We’re Happier if We Pay Someone Else to Do Our Chores

Photo credit: jarmoluk, CC0 Public Domain.

This week, on the Washington Post:

One surprising way money can buy happiness, according to scientists

No, the “one surprising way money can buy happiness” isn’t experiences. (We’re no longer surprised by that.) Instead, it’s paying people to do certain types of experiences for you.

According to a study published Monday in the journal PNAS, people who buy time by paying someone to complete household tasks are more satisfied with life. And it’s not just wealthy people. Across a range of incomes, careers and countries, timesaving purchases were correlated with less time-related stress and more positive feelings.

Yet the researchers’ surveys showed that very few individuals think to spend money in this way.

Really? Very few people think to spend money to “outsource household tasks such as cooking, shopping and general maintenance”? We’re just sitting at home, with our stacks of bills and our oh-so-indulgent Netflix subscriptions, not thinking about how we could be happier if we paid people to cook and shop for us?

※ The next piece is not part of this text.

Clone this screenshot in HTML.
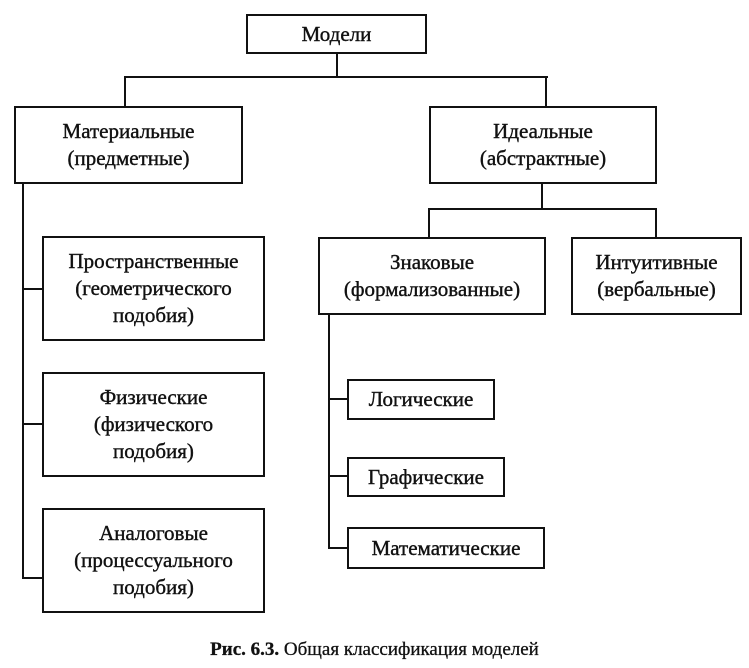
<!DOCTYPE html>
<html><head><meta charset="utf-8"><style>
body{margin:0;width:749px;height:668px;background:#fff;position:relative;overflow:hidden;font-family:"Liberation Serif","Noto Serif CJK SC",serif;color:#111}
.b{position:absolute;border:2px solid #111;box-sizing:border-box;display:flex;align-items:center;justify-content:center;text-align:center;font-size:21px;line-height:27px;letter-spacing:0;-webkit-text-stroke:0.4px #111}
.l{position:absolute;background:#111}
.cap{position:absolute;left:0;width:749px;top:639px;text-align:center;font-size:19px;-webkit-text-stroke:0.3px #111}
</style></head><body>
<div class="b" style="left:246px;top:14px;width:181px;height:40px">Модели</div>
<div class="l" style="left:336px;top:54px;width:2px;height:24px"></div>
<div class="l" style="left:124px;top:76px;width:424px;height:2px"></div>
<div class="l" style="left:124px;top:76px;width:2px;height:30px"></div>
<div class="l" style="left:545px;top:76px;width:2px;height:30px"></div>
<div class="b" style="left:14px;top:106px;width:229px;height:78px">Материальные<br>(предметные)</div>
<div class="b" style="left:429px;top:106px;width:228px;height:78px">Идеальные<br>(абстрактные)</div>
<div class="l" style="left:541px;top:184px;width:2px;height:26px"></div>
<div class="l" style="left:428px;top:208px;width:229px;height:2px"></div>
<div class="l" style="left:428px;top:208px;width:2px;height:29px"></div>
<div class="l" style="left:655px;top:208px;width:2px;height:29px"></div>
<div class="b" style="left:318px;top:237px;width:228px;height:78px">Знаковые<br>(формализованные)</div>
<div class="b" style="left:571px;top:237px;width:171px;height:78px">Интуитивные<br>(вербальные)</div>
<div class="l" style="left:22px;top:184px;width:2px;height:395px"></div>
<div class="l" style="left:22px;top:288px;width:20px;height:2px"></div>
<div class="l" style="left:22px;top:423px;width:20px;height:2px"></div>
<div class="l" style="left:22px;top:577px;width:20px;height:2px"></div>
<div class="b" style="left:42px;top:236px;width:223px;height:105px">Пространственные<br>(геометрического<br>подобия)</div>
<div class="b" style="left:42px;top:372px;width:223px;height:105px">Физические<br>(физического<br>подобия)</div>
<div class="b" style="left:42px;top:508px;width:223px;height:105px">Аналоговые<br>(процессуального<br>подобия)</div>
<div class="l" style="left:328px;top:315px;width:2px;height:234px"></div>
<div class="l" style="left:328px;top:398px;width:19px;height:2px"></div>
<div class="l" style="left:328px;top:475px;width:19px;height:2px"></div>
<div class="l" style="left:328px;top:547px;width:19px;height:2px"></div>
<div class="b" style="left:347px;top:379px;width:148px;height:41px">Логические</div>
<div class="b" style="left:347px;top:457px;width:158px;height:40px">Графические</div>
<div class="b" style="left:347px;top:527px;width:198px;height:42px">Математические</div>
<div class="cap"><b>Рис. 6.3.</b> Общая классификация моделей</div>
</body></html>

It’s time to go to the source, as usual.

Buying time promotes happiness

Despite rising incomes, people around the world are feeling increasingly pressed for time, undermining well-being. We show that the time famine of modern life can be reduced by using money to buy time. Surveys of large, diverse samples from four countries reveal that spending money on time-saving services is linked to greater life satisfaction. To establish causality, we show that working adults report greater happiness after spending money on a time-saving purchase than on a material purchase. This research reveals a previously unexamined route from wealth to well-being: spending money to buy free time.

How is this previously unexamined? I could link to four articles about the time cost of low incomes right now, and another two describing how many Americans, regardless of income level, are working more than 40 hours per week.

Or I could just quote that tweet thread from the talking avocado:

The idea that people with more money can buy free time is not new, y’all.

Also, the PNAS study began by surveying Mechanical Turk workers, which… look, I’ve been a Turker before, and it was when I needed money so badly that I was willing to sell 15 minutes of my time to take a survey that paid $1.00. (Or to spend two hours doing three-minute tasks that paid 15 cents each.)

Later, they survey “adults from Canada, the United States, Denmark, The Netherlands, and a large sample of Dutch millionaires,” and offer groups of people the opportunity to spend $40 on something that saves time, spend another $40 on a “material purchase,” and compare happiness levels.

This study is… kind of bizarre, really. Here’s an excerpt:

Despite the potential benefits of buying time, many respondents allocated no discretionary income to buying time, even when they could afford it: just under half of the 818 millionaires that we surveyed spent no money outsourcing disliked tasks. Our initial surveys used a narrow definition of buying time (“outsourcing disliked tasks”), but even when we broadened our definition in our preregistered survey study, half of our respondents still reported not using any money on “purchases that save time.” Of course, some participants may have failed to accurately remember or construe how their recent purchases might have saved them time. Therefore, we asked an additional sample of 98 working adults how they would spend a windfall of $40 (using the identical prompt and the identical participant population from our experiment), and asked them to describe the intention of the purchase. Only 2.0% spontaneously reported that they would make a time-saving purchase (see SI Appendix, Additional Results for study 9).

Only 2 percent of people said they’d spend a $40 windfall on a time-saving purchase, which makes sense when you think about how much time you can actually save with just $40. That’s… a round-trip on Uber instead of taking the bus (or instead of driving and finding/paying for parking). It might be two hours with a housecleaning service, but you also have to do the work of identifying and vetting the service and having that initial conversation with the housecleaner and hanging around while your house is being cleaned.

Anyway. It seems obvious, from my nonscientific perspective, that the reason most of us don’t think of using money to save time is because we don’t have enough discretionary income to save large amounts of time. (Also, because we might have concerns about buying up other people’s lifetimes to do our chores. Finding ethical housekeeping services that pay living wages, for example, is a task in itself.)

And yes, we might experience “better well-being” if we had someone to do our cooking and cleaning and shopping for us, but—sorry, there’s only one way I can end this—at what cost?